On the release of Here To Stay, Darrell Banks had improved as a singer. His debut album was good, but Here To Stay much better. No wonder. He’d a voice that bristles with emotion, pain, heartache and sometimes, hope and happiness. Sudden changes of tempo and injections of power and passion, make Darrell’s delivery compelling and breathtaking. That’s why Stax wanted him back in the studio so soon. Stax realized that, with every album, Darrell Banks would improve. Musically, he was like a fine wine. Maybe Darrell Banks would be the man to claim soul music’s crown. It had lain unclaimed since the death of Otis Redding. Pretenders came and went, but the crown was out of their reach for them. Darrell Banks was the man who Stax thought would be crowned King.

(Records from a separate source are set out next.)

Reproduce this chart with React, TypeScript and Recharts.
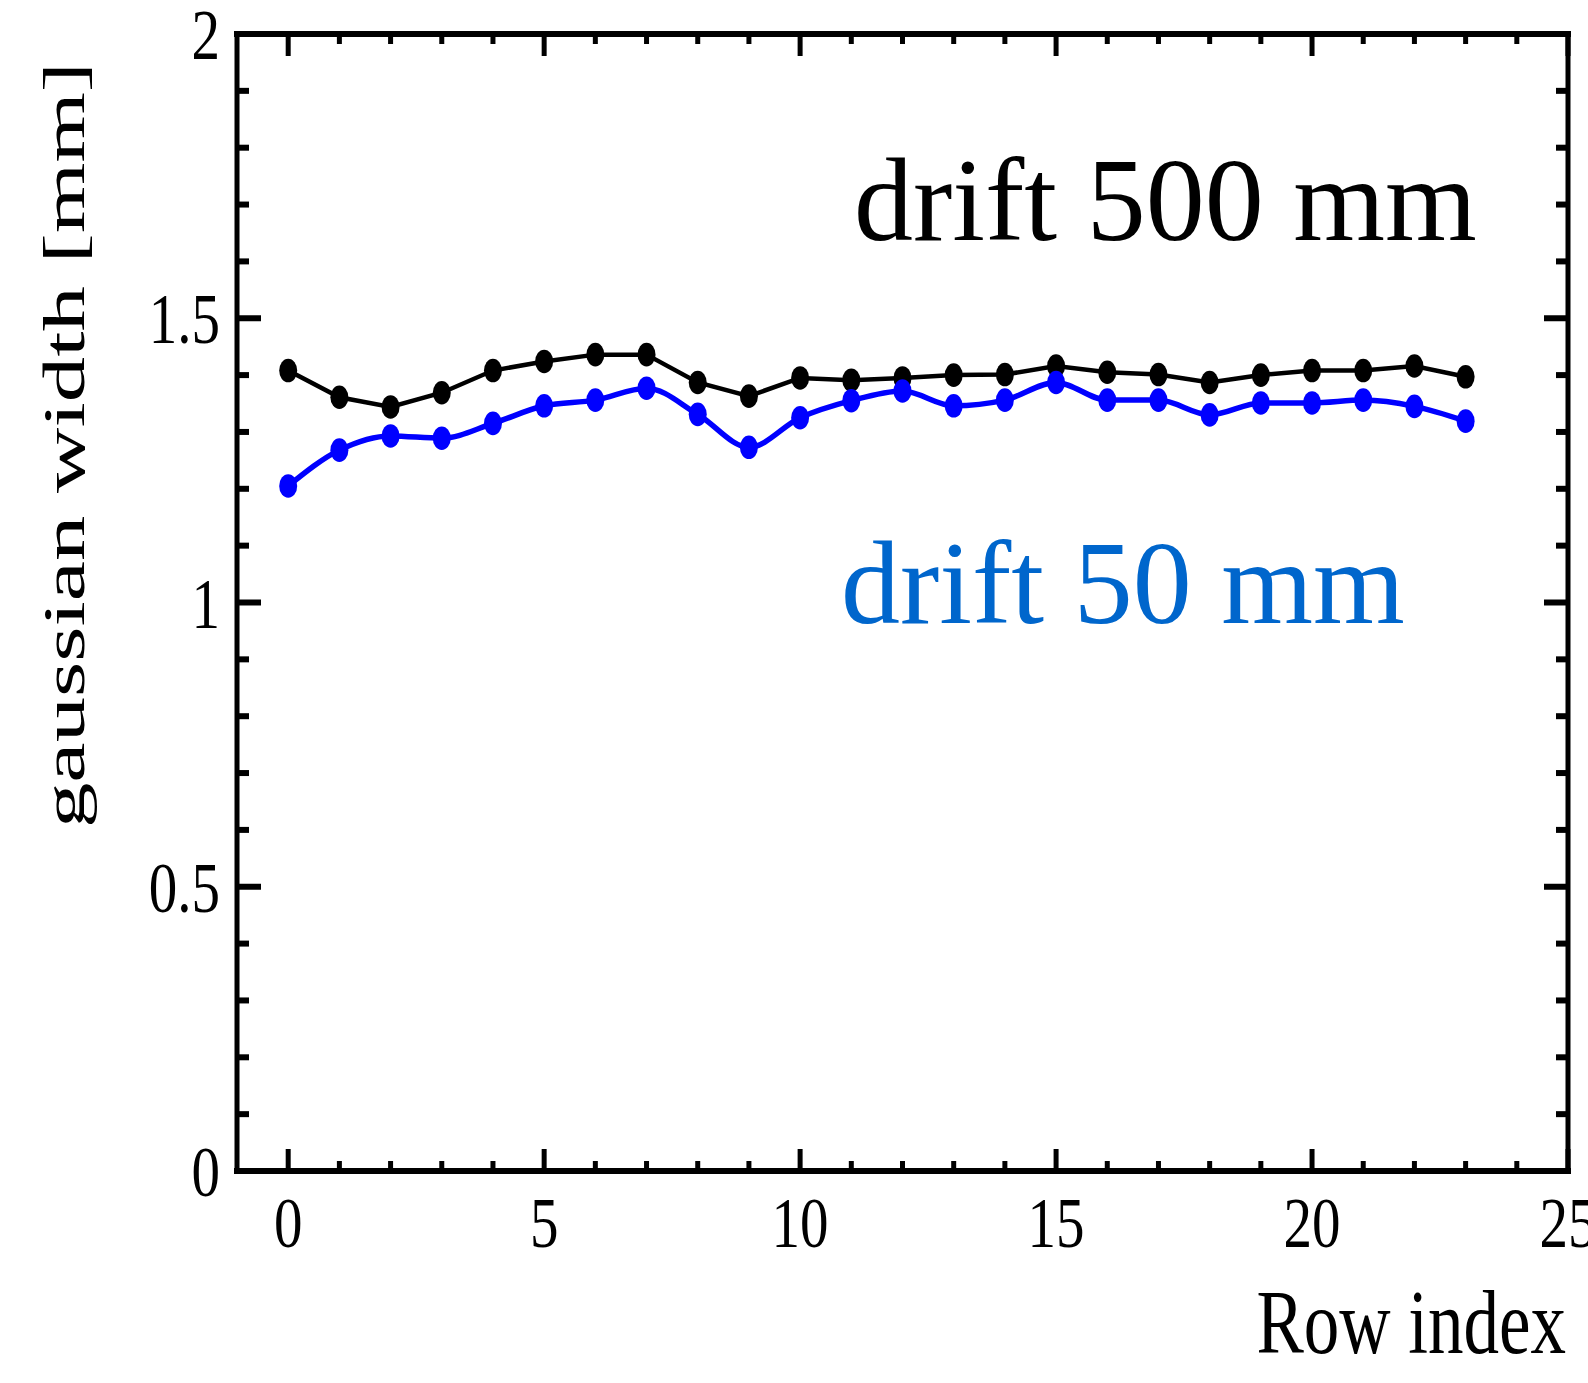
import { LineChart, Line, XAxis, YAxis } from "recharts";

const rowIndex = [0, 1, 2, 3, 4, 5, 6, 7, 8, 9, 10, 11, 12, 13, 14, 15, 16, 17, 18, 19, 20, 21, 22, 23];
const drift500 = [
  1.408, 1.361, 1.344, 1.369, 1.408, 1.424, 1.436, 1.436, 1.387, 1.363, 1.395, 1.391,
  1.395, 1.4, 1.401, 1.416, 1.405, 1.401, 1.387, 1.4, 1.408, 1.408, 1.416, 1.397,
];
const drift50 = [
  1.205, 1.268, 1.293, 1.289, 1.315, 1.346, 1.356, 1.377, 1.331, 1.273, 1.325, 1.355,
  1.372, 1.346, 1.356, 1.387, 1.356, 1.356, 1.33, 1.351, 1.351, 1.356, 1.345, 1.319,
];
const xTicks = [0, 1, 2, 3, 4, 5, 6, 7, 8, 9, 10, 11, 12, 13, 14, 15, 16, 17, 18, 19, 20, 21, 22, 23, 24, 25];
const yTicks = [0, 0.1, 0.2, 0.3, 0.4, 0.5, 0.6, 0.7, 0.8, 0.9, 1, 1.1, 1.2, 1.3, 1.4, 1.5, 1.6, 1.7, 1.8, 1.9, 2];

const data = rowIndex.map((r, i) => ({ row: r, d500: drift500[i], d50: drift50[i] }));

const FONT = "'Liberation Serif', 'Times New Roman', serif";
const SY = 1.25; // labels in the reference are drawn a bit taller than wide

const isMajorX = (v: number) => v % 5 === 0;
const isMajorY = (v: number) => Math.abs(v * 2 - Math.round(v * 2)) < 1e-6;

function BottomTick({ x, y, payload }: any) {
  const v = payload.value;
  const major = isMajorX(v);
  return (
    <g>
      <line x1={x} x2={x} y1={y} y2={y - (major ? 22 : 10)} stroke="#000" strokeWidth={5} />
      {major && (
        <text
          transform={`translate(${x},${y + 76}) scale(1,${SY})`}
          textAnchor="middle"
          fontSize={57}
          fontFamily={FONT}
          fill="#000"
        >
          {v}
        </text>
      )}
    </g>
  );
}

function TopTick({ x, y, payload }: any) {
  const major = isMajorX(payload.value);
  return <line x1={x} x2={x} y1={y} y2={y + (major ? 22 : 10)} stroke="#000" strokeWidth={5} />;
}

function LeftTick({ x, y, payload }: any) {
  const v = payload.value;
  const major = isMajorY(v);
  return (
    <g>
      <line x1={x} x2={x + (major ? 24 : 12)} y1={y} y2={y} stroke="#000" strokeWidth={6} />
      {major && (
        <text
          transform={`translate(${x - 17},${y + 25}) scale(1,${SY})`}
          textAnchor="end"
          fontSize={57}
          fontFamily={FONT}
          fill="#000"
        >
          {String(Math.round(v * 10) / 10)}
        </text>
      )}
    </g>
  );
}

function RightTick({ x, y, payload }: any) {
  const major = isMajorY(payload.value);
  return <line x1={x} x2={x - (major ? 24 : 12)} y1={y} y2={y} stroke="#000" strokeWidth={6} />;
}

const dot = (fill: string) => (p: any) =>
  <ellipse key={p.index} cx={p.cx} cy={p.cy} rx={9} ry={11.8} fill={fill} />;

export default function App() {
  return (
    <div style={{ position: "absolute", left: 0, top: 0, width: 1588, height: 1383, background: "#fff" }}>
      <LineChart width={1588} height={1383} data={data} margin={{ top: 0, right: 0, bottom: 0, left: 0 }}>
        <XAxis
          xAxisId="bottom"
          type="number"
          dataKey="row"
          domain={[-1, 25]}
          ticks={xTicks}
          interval={0}
          allowDataOverflow
          height={212}
          tickSize={0}
          tickMargin={0}
          tickLine={false}
          axisLine={{ stroke: "#000", strokeWidth: 6, strokeLinecap: "square" }}
          tick={<BottomTick />}
        />
        <XAxis
          xAxisId="top"
          orientation="top"
          type="number"
          dataKey="row"
          domain={[-1, 25]}
          ticks={xTicks}
          interval={0}
          allowDataOverflow
          height={34}
          tickSize={0}
          tickMargin={0}
          tickLine={false}
          axisLine={{ stroke: "#000", strokeWidth: 6, strokeLinecap: "square" }}
          tick={<TopTick />}
        />
        <YAxis
          yAxisId="left"
          type="number"
          domain={[0, 2]}
          ticks={yTicks}
          interval={0}
          allowDataOverflow
          width={237}
          tickSize={0}
          tickMargin={0}
          tickLine={false}
          axisLine={{ stroke: "#000", strokeWidth: 5, strokeLinecap: "square" }}
          tick={<LeftTick />}
        />
        <YAxis
          yAxisId="right"
          orientation="right"
          type="number"
          domain={[0, 2]}
          ticks={yTicks}
          interval={0}
          allowDataOverflow
          width={20}
          tickSize={0}
          tickMargin={0}
          tickLine={false}
          axisLine={{ stroke: "#000", strokeWidth: 5, strokeLinecap: "square" }}
          tick={<RightTick />}
        />
        <Line
          xAxisId="bottom"
          yAxisId="left"
          type="linear"
          dataKey="d500"
          stroke="#000"
          strokeWidth={4.5}
          dot={dot("#000")}
          activeDot={false}
          isAnimationActive={false}
        />
        <Line
          xAxisId="bottom"
          yAxisId="left"
          type="monotone"
          dataKey="d50"
          stroke="#0000ff"
          strokeWidth={5.5}
          dot={dot("#0000ff")}
          activeDot={false}
          isAnimationActive={false}
        />
      </LineChart>
      <svg
        width={1588}
        height={1383}
        style={{ position: "absolute", left: 0, top: 0, pointerEvents: "none" }}
        fontFamily={FONT}
      >
        <text transform="translate(854,240) scale(1,1.0)" fontSize={118} fill="#000">
          drift 500 mm
        </text>
        <text transform="translate(841,623) scale(1,1.0)" fontSize={118} fill="#0066cc">
          drift 50 mm
        </text>
        <text transform="translate(1566,1353) scale(1,1.28)" textAnchor="end" fontSize={71} fill="#000">
          Row index
        </text>
        <text
          transform="translate(84,445) rotate(-90)"
          textAnchor="middle"
          fontSize={60}
          textLength={766}
          lengthAdjust="spacingAndGlyphs"
          fill="#000"
        >
          gaussian width [mm]
        </text>
      </svg>
    </div>
  );
}
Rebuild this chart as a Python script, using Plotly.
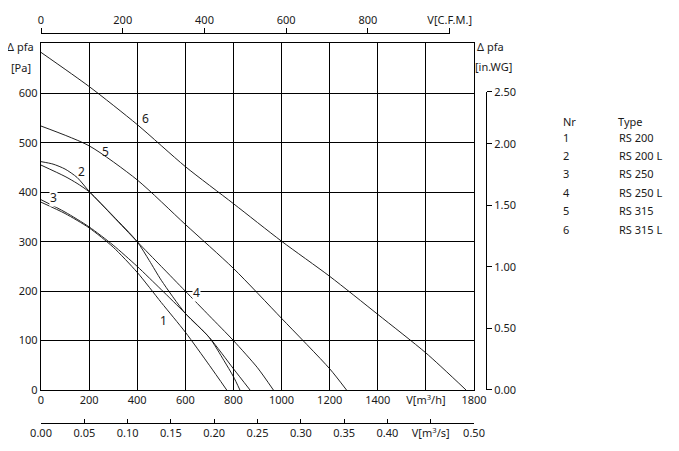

You realize why, listening to Darrell Banks-I’m The One Who Loves You-The Complete Volt Recordings, which was recently released by Ace Records. There’s the eleven tracks that comprise Here To Stay, plus every other track Darrell released at Stax. This includes four demos, single mixes of Just Because Your Love Is Gone, Beautiful Feeling and No One Blinder (Than A Man Who Won’t See). Then there’s I’m The One Who Loves You, which was recorded in 1969. These eight tracks are why Stax thought Darrell Banks was destined for greatness. That might have been the case. Sadly, we’ll never know.

If it were not for a moment of madness, late at night, in a Detroit street in March 1970, Darrell Banks might just been crowned King of soul. That wasn’t to be. He came close, very close. The songs on Darrell Banks-I’m The One Who Loves You-The Complete Volt Recordings show how close Darrell Banks came to be crowned King of Soul. Standout Tracks: Just Because Your Love Has Gone, Forgive Me, Beautiful Feeling and No One Blinder (Than A Man Who Won’t See). 

DARRELL BANKS-I’M THE ONE WHO LOVES YOU-THE COMPLETE VOLT RECORDINGS.